Dr. Wakefield has been accused of falsifying his patients’ past. Yet, is it right to throw away 12 years of work for a couple of smudged details? I say yes and no. Yes, because by altering the patients past-- or as I like to put it, changing the truth-- alters the entire experiment. And no, because even after deconstructing 12 years of research, there still may be essential building blocks to finding the cure.
I was ready to bring the heavy gavel of justice onto Dr. Wakefield when I first read this story. Then I watched “Autism Everyday.” This is a heart-wrenching documentary about parents who take care of autistic children. They are mostly mothers in debt, women worked to the bone. Their strength comes from their deep rooted love for their child, their blood and flesh. At the end of “Autism Everyday” the mothers say they do what they do because of their love for the children and their hope for a vaccine.
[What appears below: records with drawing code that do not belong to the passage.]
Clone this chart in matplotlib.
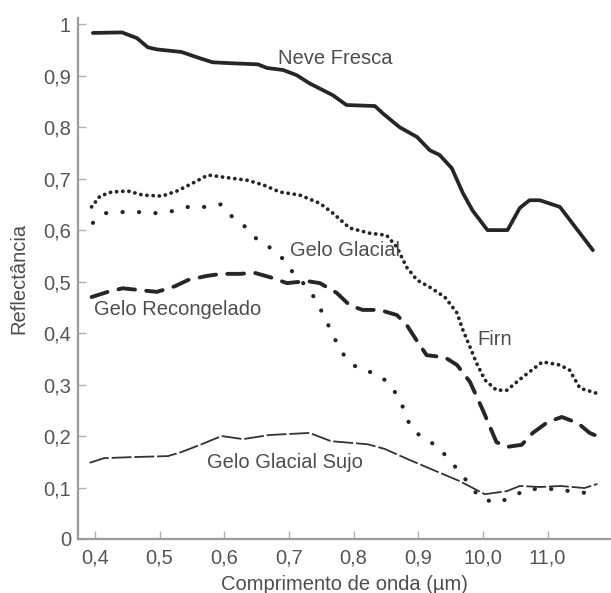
import matplotlib
matplotlib.use("Agg")
import matplotlib.pyplot as plt

plt.rcParams['font.family'] = ['Liberation Sans', 'DejaVu Sans']

# Data
neve_x = [0.397, 0.442, 0.465, 0.482, 0.496, 0.534, 0.562, 0.582, 0.613, 0.652, 0.666, 0.691,
          0.712, 0.732, 0.743, 0.768, 0.789, 0.833, 0.845, 0.871, 0.898, 0.918, 0.933, 0.952,
          0.969, 0.984, 1.007, 1.038, 1.057, 1.072, 1.088, 1.119, 1.170]
neve_y = [0.983, 0.984, 0.973, 0.955, 0.951, 0.946, 0.934, 0.926, 0.924, 0.922, 0.915, 0.911,
          0.901, 0.885, 0.878, 0.862, 0.843, 0.841, 0.827, 0.800, 0.781, 0.755, 0.746, 0.720,
          0.672, 0.638, 0.600, 0.600, 0.643, 0.658, 0.658, 0.645, 0.561]

firn_x = [0.395, 0.408, 0.426, 0.451, 0.474, 0.504, 0.527, 0.551, 0.575, 0.598, 0.635, 0.660,
          0.686, 0.717, 0.748, 0.768, 0.794, 0.825, 0.851, 0.867, 0.882, 0.898, 0.918, 0.941,
          0.960, 0.969, 0.980, 0.990, 1.003, 1.021, 1.037, 1.062, 1.092, 1.119, 1.134, 1.150, 1.176]
firn_y = [0.645, 0.666, 0.674, 0.676, 0.668, 0.666, 0.676, 0.691, 0.707, 0.703, 0.697, 0.688,
          0.674, 0.668, 0.652, 0.633, 0.604, 0.594, 0.590, 0.567, 0.528, 0.503, 0.489, 0.470,
          0.439, 0.406, 0.373, 0.342, 0.309, 0.289, 0.289, 0.315, 0.344, 0.338, 0.328, 0.293, 0.283]

glacial_x = [0.397, 0.417, 0.443, 0.468, 0.494, 0.521, 0.544, 0.570, 0.595, 0.613, 0.633, 0.650,
             0.672, 0.691, 0.706, 0.721, 0.740, 0.752, 0.763, 0.774, 0.788, 0.808, 0.833, 0.853,
             0.868, 0.879, 0.888, 0.907, 0.929, 0.946, 0.964, 0.980, 0.995, 1.020, 1.043, 1.068,
             1.092, 1.116, 1.142, 1.168]
glacial_y = [0.614, 0.633, 0.635, 0.635, 0.633, 0.637, 0.645, 0.645, 0.650, 0.625, 0.606, 0.583,
             0.565, 0.544, 0.518, 0.499, 0.468, 0.439, 0.410, 0.381, 0.351, 0.330, 0.322, 0.305,
             0.278, 0.249, 0.217, 0.196, 0.181, 0.157, 0.130, 0.105, 0.080, 0.070, 0.080, 0.097,
             0.097, 0.097, 0.091, 0.089]

recong_x = [0.395, 0.420, 0.443, 0.473, 0.496, 0.524, 0.544, 0.573, 0.596, 0.624, 0.647, 0.675,
            0.697, 0.728, 0.748, 0.774, 0.794, 0.814, 0.840, 0.867, 0.882, 0.899, 0.913, 0.941,
            0.960, 0.980, 1.000, 1.021, 1.038, 1.060, 1.077, 1.100, 1.122, 1.147, 1.165, 1.184]
recong_y = [0.470, 0.480, 0.487, 0.483, 0.480, 0.491, 0.503, 0.511, 0.515, 0.515, 0.517, 0.507,
            0.497, 0.501, 0.497, 0.478, 0.454, 0.445, 0.445, 0.435, 0.416, 0.383, 0.357, 0.353,
            0.338, 0.305, 0.250, 0.188, 0.179, 0.183, 0.206, 0.227, 0.237, 0.225, 0.206, 0.196]

sujo_x = [0.392, 0.414, 0.456, 0.513, 0.534, 0.565, 0.596, 0.629, 0.670, 0.732, 0.765, 0.822,
          0.848, 0.884, 0.927, 0.963, 1.003, 1.037, 1.057, 1.089, 1.120, 1.157, 1.177]
sujo_y = [0.148, 0.157, 0.159, 0.161, 0.169, 0.184, 0.200, 0.194, 0.202, 0.206, 0.190, 0.184,
          0.175, 0.155, 0.132, 0.113, 0.087, 0.093, 0.103, 0.101, 0.103, 0.099, 0.107]

xticks = [0.4, 0.5, 0.6, 0.7, 0.8, 0.9, 1.0, 1.1]
xticklabels = ["0,4", "0,5", "0,6", "0,7", "0,8", "0,9", "10,0", "11,0"]
yticks = [0, 0.1, 0.2, 0.3, 0.4, 0.5, 0.6, 0.7, 0.8, 0.9, 1.0]
yticklabels = ["0", "0,1", "0,2", "0,3", "0,4", "0,5", "0,6", "0,7", "0,8", "0,9", "1"]

labels = ["Neve Fresca", "Gelo Glacial", "Gelo Recongelado", "Firn", "Gelo Glacial Sujo"]
label_x = [0.771, 0.786, 0.528, 1.018, 0.694]
label_y = [0.934, 0.561, 0.445, 0.388, 0.148]

W, H = 611, 593
fig = plt.figure(figsize=(W / 100, H / 100), dpi=100)
ax = fig.add_axes([78 / W, (H - 539) / H, (W - 78) / W, (539 - 18) / H])

line_col = '#262626'
ax.plot(neve_x, neve_y, color=line_col, lw=2.7, solid_joinstyle='round', solid_capstyle='round')
ax.plot(firn_x, firn_y, color=line_col, lw=2.7, linestyle=(0, (0.05, 1.6)),
        dash_capstyle='round')
ax.plot(glacial_x, glacial_y, color=line_col, lw=3.0, linestyle=(0, (0.05, 3.9)),
        dash_capstyle='round')
ax.plot(recong_x, recong_y, color=line_col, lw=2.8, linestyle=(0, (4.3, 2.9)),
        dash_capstyle='round')
ax.plot(sujo_x, sujo_y, color='#333333', lw=1.3, linestyle=(0, (11, 1.6)))

txt_col = '#4d4d4d'
for lab, lx, ly in zip(labels, label_x, label_y):
    ax.text(lx, ly, lab, fontsize=14.5, color=txt_col, ha='center', va='center')

ax.set_xlim(0.374, 1.198)
ax.set_ylim(0, 1.012)
ax.set_xticks(xticks)
ax.set_xticklabels(xticklabels)
ax.set_yticks(yticks)
ax.set_yticklabels(yticklabels)

for s in ['top', 'right']:
    ax.spines[s].set_visible(False)
for s in ['left', 'bottom']:
    ax.spines[s].set_color('#9a9a9a')
    ax.spines[s].set_linewidth(1.6)

ax.tick_params(axis='both', direction='in', length=6, width=1.0, color='#b0b0b0',
               labelsize=14.5, labelcolor='#555555')
ax.tick_params(axis='x', pad=7)
ax.tick_params(axis='y', pad=5)

ax.set_xlabel("Comprimento de onda (µm)", fontsize=14.5, color=txt_col, labelpad=5)
ax.set_ylabel("Reflectância", fontsize=14.5, color=txt_col, labelpad=11)

fig.savefig("out.png", dpi=100)
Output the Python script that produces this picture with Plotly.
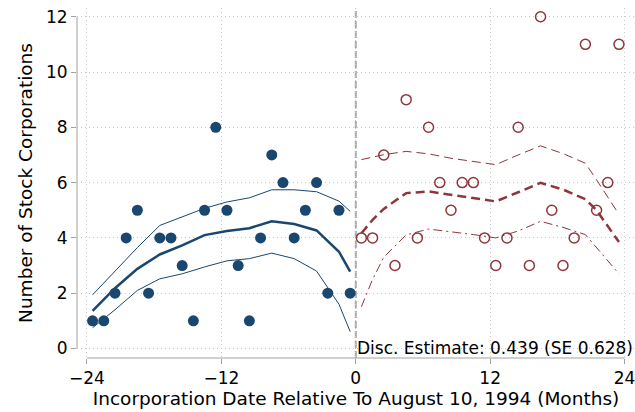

After watching the documentary, my view of Andrew Wakefield split. He is either an incompetent but sincere scientist, or he is evil exploiting the time, research, and money of people who want to earnestly help the autistic. If true, he deserves more than his prestige stripped from him, in my opinion, He would deserve jail time.
So as the trial unfolds it’s important to look at the character of Dr. Wakefield, as well as look for where, what and how he spent his research money. If his efforts are sincere, then it’s important to reevaluate his research instead of throwing it to the wayside. If he’s insincere then it looks like scientists are going to have to go back square one. I really hope the former is true.